Timothy was a disciple of Paul. The church venerates Timothy as a great saint, very important in the formation of Christianity. According to the New Testament, Timothy was the son of a pagan father and a devout Jewish mother. He was Paul’s secretary at one point and once was imprisoned with Paul, although eventually released. Tradition is that Timothy was the first bishop of Ephesus, then a major city. Its present ruins lie on the Mediterranean coast of modern Turkey.
This reading encourages Timothy to be strong in his Christian belief despite difficulties and obstacles.
St. Matthew’s Gospel furnishes the last reading. It is the story of the Transfiguration, ablaze with symbols of God with which any Jew instantly would have been familiar, as these images appear throughout the Hebrew Scriptures. In these Scriptures, brilliant light, mountaintops and pure white all symbolized God. Finally, surrounding Jesus were Moses and Elijah, the great heroes of the Hebrew religious tradition.
This scene utterly contrasts with that of Calvary. Instead of shimmering clothes, Jesus is crucified after being stripped of his garments. Instead of glowing clouds and brilliant light, gloom and darkness surround the cross.
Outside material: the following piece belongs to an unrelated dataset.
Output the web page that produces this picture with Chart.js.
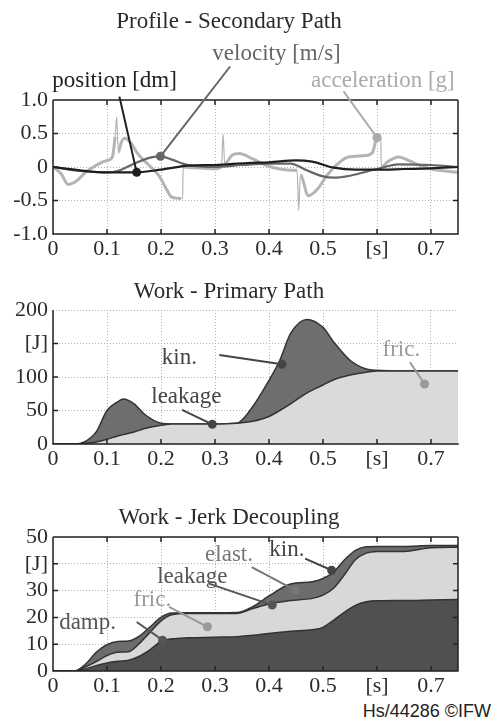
<!DOCTYPE html>
<html lang="en">
<head>
<meta charset="UTF-8">
<title>Profile - Secondary Path / Work</title>
<script src="https://cdn.jsdelivr.net/npm/chart.js"></script>
<style>
  body { margin: 0; background: #fff; }
  .wrap { position: relative; width: 492px; height: 722px; overflow: hidden; }
  .box { position: absolute; left: 0; width: 492px; }
  #foot { position: absolute; right: 1px; top: 701px; font: 18px "Liberation Sans", Arial, sans-serif; color: #222; }
</style>
</head>
<body>
<div class="wrap">
  <div class="box" style="top:0"><canvas id="c1" width="492" height="260"></canvas></div>
  <div class="box" style="top:262px"><canvas id="c2" width="492" height="208"></canvas></div>
  <div class="box" style="top:470px"><canvas id="c3" width="492" height="227"></canvas></div>
  <div id="foot">Hs/44286 ©IFW</div>
</div>

<script>
// --- profile, secondary path (time in s)
const posT = [0, 0.05, 0.1, 0.15, 0.2, 0.25, 0.3, 0.36, 0.4, 0.45, 0.48, 0.52, 0.56, 0.6, 0.65, 0.7, 0.75];
const posV = [0, -0.05, -0.08, -0.08, -0.04, 0.02, 0.03, 0.06, 0.07, 0.1, 0.08, -0.01, -0.04, -0.04, -0.03, -0.02, 0];

const velT = [0, 0.05, 0.1, 0.12, 0.15, 0.18, 0.2, 0.22, 0.25, 0.3, 0.35, 0.4, 0.44, 0.47, 0.5, 0.52, 0.55, 0.6, 0.64, 0.7, 0.75];
const velV = [0, -0.06, -0.08, -0.06, 0.05, 0.14, 0.16, 0.11, 0.03, 0, 0.03, 0.05, 0.05, -0.05, -0.14, -0.16, -0.13, -0.03, 0.04, 0.03, 0];

const accT = [0, 0.015, 0.028, 0.045, 0.06, 0.075, 0.09, 0.102, 0.11, 0.115, 0.118, 0.121, 0.126, 0.133, 0.145, 0.155, 0.168, 0.18, 0.197, 0.21, 0.22, 0.237,
  0.24, 0.241, 0.26, 0.28, 0.3, 0.312, 0.315, 0.318, 0.332, 0.345, 0.37, 0.393, 0.42, 0.445, 0.452, 0.455, 0.458, 0.473, 0.49, 0.507, 0.525, 0.547,
  0.578, 0.592, 0.6, 0.607, 0.608, 0.62, 0.64, 0.66, 0.68, 0.7, 0.75];
const accV = [0, -0.1, -0.26, -0.2, -0.08, 0, 0.07, 0.1, 0.15, 0.45, 0.75, 0.22, 0.36, 0.43, 0.35, 0.22, 0.1, 0.01, -0.14, -0.33, -0.45, -0.47,
  -0.47, 0, -0.01, -0.02, -0.03, 0, 0.49, 0.05, 0.18, 0.2, 0.12, 0.03, -0.03, -0.05, -0.05, -0.65, -0.12, -0.43, -0.33, -0.13, 0.03, 0.15,
  0.17, 0.22, 0.44, 0.4, 0, 0.08, 0.15, 0.09, 0.02, -0.03, -0.08];

// --- work, primary path [J]
const primT = [0, 0.04, 0.06, 0.08, 0.1, 0.12, 0.13, 0.15, 0.17, 0.2, 0.22, 0.25, 0.3, 0.34, 0.37, 0.4, 0.42, 0.44, 0.47, 0.5, 0.52, 0.55, 0.58, 0.6, 0.65, 0.7, 0.75];
const primFric = [0, 0, 1, 3, 7, 12, 14, 18, 23, 28, 30, 30, 30, 31, 34, 41, 50, 60, 76, 88, 96, 103, 107, 109, 109, 109, 109];
const primTotal = [0, 0, 4, 18, 50, 63, 67, 60, 44, 31, 30, 30, 30, 31, 56, 95, 125, 165, 186, 174, 152, 125, 112, 110, 109, 109, 109];

// --- work, jerk decoupling [J]
const jerkT = [0, 0.04, 0.06, 0.08, 0.1, 0.12, 0.14, 0.16, 0.18, 0.2, 0.22, 0.25, 0.3, 0.34, 0.37, 0.4, 0.44, 0.48, 0.5, 0.52, 0.54, 0.56, 0.58, 0.6, 0.65, 0.7, 0.75];
const jerkDamp = [0, 0, 0.8, 2, 3, 3.6, 4, 5.5, 8, 11, 12, 12.4, 12.6, 12.8, 13.3, 14, 14.8, 15.4, 16.3, 19, 22, 24.5, 25.8, 26.2, 26.3, 26.5, 26.7];
const jerkLeak = [0, 0, 1.5, 3.5, 5.8, 7, 7.2, 10.3, 14.5, 18.7, 21, 21.5, 21.5, 21.5, 23.3, 25, 26.3, 27.1, 28.3, 31, 36, 41.5, 44, 44.6, 44.6, 46, 46.2];
const jerkTotal = [0, 0, 2.5, 7, 9.8, 11, 11.2, 13, 16.5, 20, 21.6, 21.7, 21.7, 21.8, 24, 28, 32.5, 33.3, 34.5, 37, 41.5, 45, 46.4, 46.5, 46.5, 46.8, 46.8];

const FONT = '"Liberation Serif", "Times New Roman", serif';
const TXT = '#2b2b2b';
Chart.defaults.font.family = FONT;
Chart.defaults.font.size = 22;
Chart.defaults.color = TXT;

const pts = (xs, ys) => xs.map((x, i) => ({ x: x, y: ys[i] }));

// box border with inward tick marks
const framePlugin = {
  id: 'frame',
  afterDatasetsDraw(chart, args, opts) {
    const { ctx, chartArea: a } = chart;
    const xs = chart.scales.x, ys = chart.scales.y;
    const s = opts.sides || [];
    ctx.save();
    ctx.strokeStyle = '#222';
    ctx.lineWidth = 1.5;
    ctx.beginPath();
    if (s.includes('left')) { ctx.moveTo(a.left, a.top); ctx.lineTo(a.left, a.bottom); }
    if (s.includes('right')) { ctx.moveTo(a.right, a.top); ctx.lineTo(a.right, a.bottom); }
    if (s.includes('top')) { ctx.moveTo(a.left, a.top); ctx.lineTo(a.right, a.top); }
    if (s.includes('bottom')) { ctx.moveTo(a.left - 0.75, a.bottom); ctx.lineTo(a.right + 0.75, a.bottom); }
    xs.ticks.forEach(t => {
      const p = xs.getPixelForValue(t.value);
      if (p <= a.left + 1 || p >= a.right - 1) return;
      if (s.includes('bottom')) { ctx.moveTo(p, a.bottom); ctx.lineTo(p, a.bottom - 5); }
      if (s.includes('top')) { ctx.moveTo(p, a.top); ctx.lineTo(p, a.top + 5); }
    });
    ys.ticks.forEach(t => {
      const p = ys.getPixelForValue(t.value);
      if (p <= a.top + 1 || p >= a.bottom - 1) return;
      if (s.includes('left')) { ctx.moveTo(a.left, p); ctx.lineTo(a.left + 5, p); }
      if (s.includes('right')) { ctx.moveTo(a.right, p); ctx.lineTo(a.right - 5, p); }
    });
    ctx.stroke();
    ctx.restore();
  }
};

// labels with leader line and dot, placed in data units
const notesPlugin = {
  id: 'notes',
  afterDraw(chart, args, opts) {
    const { ctx } = chart;
    const xs = chart.scales.x, ys = chart.scales.y;
    const px = p => [xs.getPixelForValue(p[0]), ys.getPixelForValue(p[1])];
    ctx.save();
    (opts.items || []).forEach(n => {
      const [x0, y0] = px(n.from), [x1, y1] = px(n.to), [tx, ty] = px(n.at);
      ctx.strokeStyle = n.color;
      ctx.fillStyle = n.color;
      ctx.lineWidth = 2;
      ctx.beginPath();
      ctx.moveTo(x0, y0);
      ctx.lineTo(x1, y1);
      ctx.stroke();
      ctx.beginPath();
      ctx.arc(x1, y1, 4.5, 0, Math.PI * 2);
      ctx.fill();
      ctx.font = '23px ' + FONT;
      ctx.textAlign = 'center';
      ctx.textBaseline = 'middle';
      ctx.fillText(n.text, tx, ty);
    });
    ctx.restore();
  }
};

function xTickLabel(v) {
  if (Math.abs(v - 0.6) < 1e-6) return '[s]';
  if (Math.abs(v * 10 - Math.round(v * 10)) > 1e-6) return '';
  return v === 0 ? '0' : v.toFixed(1);
}

function makeOptions(cfg) {
  return {
    responsive: false,
    animation: false,
    layout: { padding: { top: cfg.padTop, right: 34, left: 0, bottom: 0 } },
    scales: {
      x: {
        type: 'linear', min: 0, max: 0.75,
        afterFit: s => { s.height = 26; },
        ticks: { stepSize: 0.1, includeBounds: false, autoSkip: false, maxRotation: 0, padding: 2, callback: xTickLabel },
        grid: { color: '#b0b0b0', lineWidth: 1, drawTicks: false },
        border: { display: false, dash: [1, 2] }
      },
      y: {
        min: cfg.ymin, max: cfg.ymax,
        afterFit: s => { s.width = 53; },
        ticks: { stepSize: cfg.ystep, autoSkip: false, padding: 5, callback: cfg.yLabel },
        grid: { color: '#b0b0b0', lineWidth: 1, drawTicks: false },
        border: { display: false, dash: [1, 2] }
      }
    },
    plugins: {
      legend: { display: false },
      tooltip: { enabled: false },
      title: {
        display: true, text: cfg.title, color: TXT,
        font: { size: 23, weight: 'normal', family: FONT },
        padding: { top: 0, bottom: cfg.titleGap }
      },
      frame: { sides: cfg.sides },
      notes: { items: cfg.notes }
    }
  };
}

const lineSet = (xs, ys, color, w) => ({
  data: pts(xs, ys), borderColor: color, borderWidth: w, pointRadius: 0,
  cubicInterpolationMode: 'monotone', fill: false,
  segment: { borderWidth: c => (c.p1.parsed.x - c.p0.parsed.x) < 0.0035 ? 1.2 : w }
});

const areaSet = (xs, ys, fillColor) => ({
  data: pts(xs, ys), borderColor: '#333', borderWidth: 1.5, pointRadius: 0,
  cubicInterpolationMode: 'monotone', fill: 'origin', backgroundColor: fillColor
});

new Chart(document.getElementById('c1'), {
  type: 'line',
  data: {
    datasets: [
      lineSet(posT, posV, '#1e1e1e', 2.2),
      lineSet(velT, velV, '#666', 2.2),
      lineSet(accT, accV, '#b4b4b4', 3)
    ]
  },
  options: makeOptions({
    title: 'Profile - Secondary Path', padTop: 8, titleGap: 64.4,
    ymin: -1, ymax: 1, ystep: 0.5,
    yLabel: v => v === 0 ? '0' : v.toFixed(1),
    sides: ['left', 'right', 'top', 'bottom'],
    notes: [
      { text: 'position [dm]', color: '#1e1e1e', at: [0.114, 1.28], from: [0.123, 1.05], to: [0.155, -0.08] },
      { text: 'velocity [m/s]', color: '#666', at: [0.414, 1.68], from: [0.328, 1.5], to: [0.199, 0.16] },
      { text: 'acceleration [g]', color: '#aaa', at: [0.611, 1.28], from: [0.538, 1.13], to: [0.6, 0.44] }
    ]
  }),
  plugins: [framePlugin, notesPlugin]
});

new Chart(document.getElementById('c2'), {
  type: 'line',
  data: {
    datasets: [
      areaSet(primT, primFric, '#dadada'),
      areaSet(primT, primTotal, '#6e6e6e')
    ]
  },
  options: makeOptions({
    title: 'Work - Primary Path', padTop: 16, titleGap: 4.4,
    ymin: 0, ymax: 200, ystep: 50,
    yLabel: v => v === 150 ? '[J]' : String(v),
    sides: ['left', 'bottom'],
    notes: [
      { text: 'kin.', color: '#444', at: [0.234, 128], from: [0.308, 133], to: [0.424, 119] },
      { text: 'leakage', color: '#444', at: [0.247, 70], from: [0.239, 51], to: [0.295, 29.4] },
      { text: 'fric.', color: '#999', at: [0.645, 140], from: [0.661, 122], to: [0.688, 89.5] }
    ]
  }),
  plugins: [framePlugin, notesPlugin]
});

new Chart(document.getElementById('c3'), {
  type: 'line',
  data: {
    datasets: [
      areaSet(jerkT, jerkDamp, '#505050'),
      areaSet(jerkT, jerkLeak, '#d8d8d8'),
      areaSet(jerkT, jerkTotal, '#6c6c6c')
    ]
  },
  options: makeOptions({
    title: 'Work - Jerk Decoupling', padTop: 34, titleGap: 5.4,
    ymin: 0, ymax: 50, ystep: 10,
    yLabel: v => v === 40 ? '[J]' : String(v),
    sides: ['left', 'right', 'top', 'bottom'],
    notes: [
      { text: 'damp.', color: '#555', at: [0.064, 17.9], from: [0.155, 18.3], to: [0.203, 11.5] },
      { text: 'fric.', color: '#999', at: [0.184, 26.4], from: [0.215, 23.9], to: [0.286, 16.5] },
      { text: 'leakage', color: '#555', at: [0.258, 35], from: [0.289, 32.6], to: [0.406, 24.6] },
      { text: 'elast.', color: '#777', at: [0.326, 43.2], from: [0.368, 38.8], to: [0.449, 30.1] },
      { text: 'kin.', color: '#444', at: [0.433, 45], from: [0.467, 41.9], to: [0.516, 37.6] }
    ]
  }),
  plugins: [framePlugin, notesPlugin]
});
</script>
</body>
</html>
Lent is little more than one week along, and already the church is encouraging us and reinforcing our faith, just as Jesus strengthened the faith of the Apostles who stood trembling and in dismay before the divine sight manifested on the mountain.
The message is clear. Jesus is God, active and present among us.
To be personally saved, however, we must believe, and in our belief we must commit our very lives to Christ. So, Abraham is critically a part of this weekend’s lesson as an example.
Nowhere in these readings is any account of the crucifixion, no reference to Calvary. Nevertheless, the event of the Lord’s death on the cross is essential to understanding fully this weekend’s message.
Calvary represents the world. It was for a moment, seemingly, the triumph of earthly power and human sin over good. Certainly the enemies of Jesus saw the crucifixion as their victory. Jesus died, but then came the wonder of Easter.
Every human being can be tricked into assuming that earthly things, or earthly satisfaction, will bring them reward. Instead of reward, sinning brings death. All around it is gloom and darkness.
So, the church counsels, have faith, see beyond the gloom, rejoice in the light of Jesus. Remember the Transfiguration and remember Abraham, our model of absolute faith. Remember the true reward in life.